Reader's Diary #447- Neil Gaiman: The Absolute Sandman, Volume 1
I'm only on my 2nd book for the Graphic Novel Challenge and already I'm departing from my original list. It's been much harder to find my first choices at the local library.
I read Gaiman's short story "I Cthulhu" a couple years back and enjoyed it enough to promise exploring him further. It's taken me this long to come round to him again, but when I saw the massive Absolute Sandman, Vol. 1 (612 pages, comprised of the first 19 issues of Gaiman's Sandman comics first published in 1989), it refreshed my memory.
My first Graphic Novel Challenge book was Seth's It's A Good Life, If You Don't Weaken, and the two books couldn't be more different. Where Seth's art had simplistic lines with white, black and shades of gray, Gaiman, who didn't draw himself, had a team of artists (including Sam Kieth, Michael Dringenberg, Chris Bachalo, Colleen Doran and others), who drew with lots of hatching, cross-hatching and general scratches for detail and worked in colour. But the differences didn't just exist in art. Whereas Seth's story was realistic, slow-paced, and tame, Gaiman's was surreal, fast-paced, and often pretty horrific. The Sandman (a.k.a. Morpheus, The Lord of Dreams, and a few other names) is supposed to be the anthropomorphic personification of dreams. With a description like that, you'd be correct in assuming he's a little more cerebral than Freddy Krueger.
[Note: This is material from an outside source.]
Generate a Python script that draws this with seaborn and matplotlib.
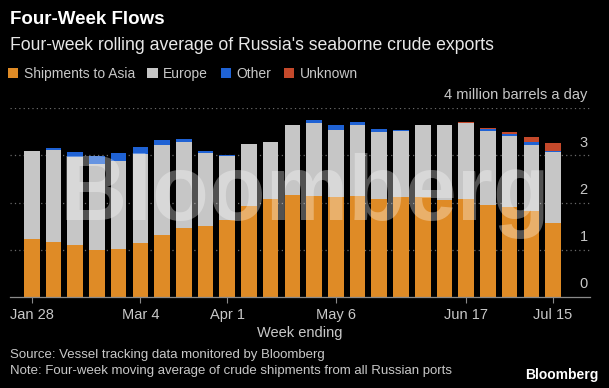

I definitely prefer Seth's book, but after a while, I also came to enjoy Gaiman's. At the beginning I was enjoying the story but was distracted and unimpressed with the artwork. It reminded me of the style of Tales From The Crypt and seemed too stereotypically comic book (which for some readers might be a good thing.) Plus, I wasn't crazy about the Sandman's look. Resembling the unholy love child of Alice Cooper and the Cure's Robert Smith couldn't possibly be a good thing, but it was made even worse when the artists couldn't decide on a consistent head size. Eventually I either got used to it or Sam Keith's departure (after the first five stories) made the subtle difference. Towards the middle I thought it came together really well. Then, at the end, I thought Gaiman was stretching for story ideas. The Sandman's siblings started to get bigger roles, there was a whole story devoted to cats (apparently a popular issue with the fans), and while I enjoy Shakespeare, and although it's the one Gaiman won a World Fantasy Award for, I really didn't like the 19th Sandman story, "A Midsummer Night's Dream." It seemed silly and felt out of place with the rest of the collection, hardly having anything to do with dreams. I hope those last few stories are not representative of the later volumes because I'd still like to continue on with the series.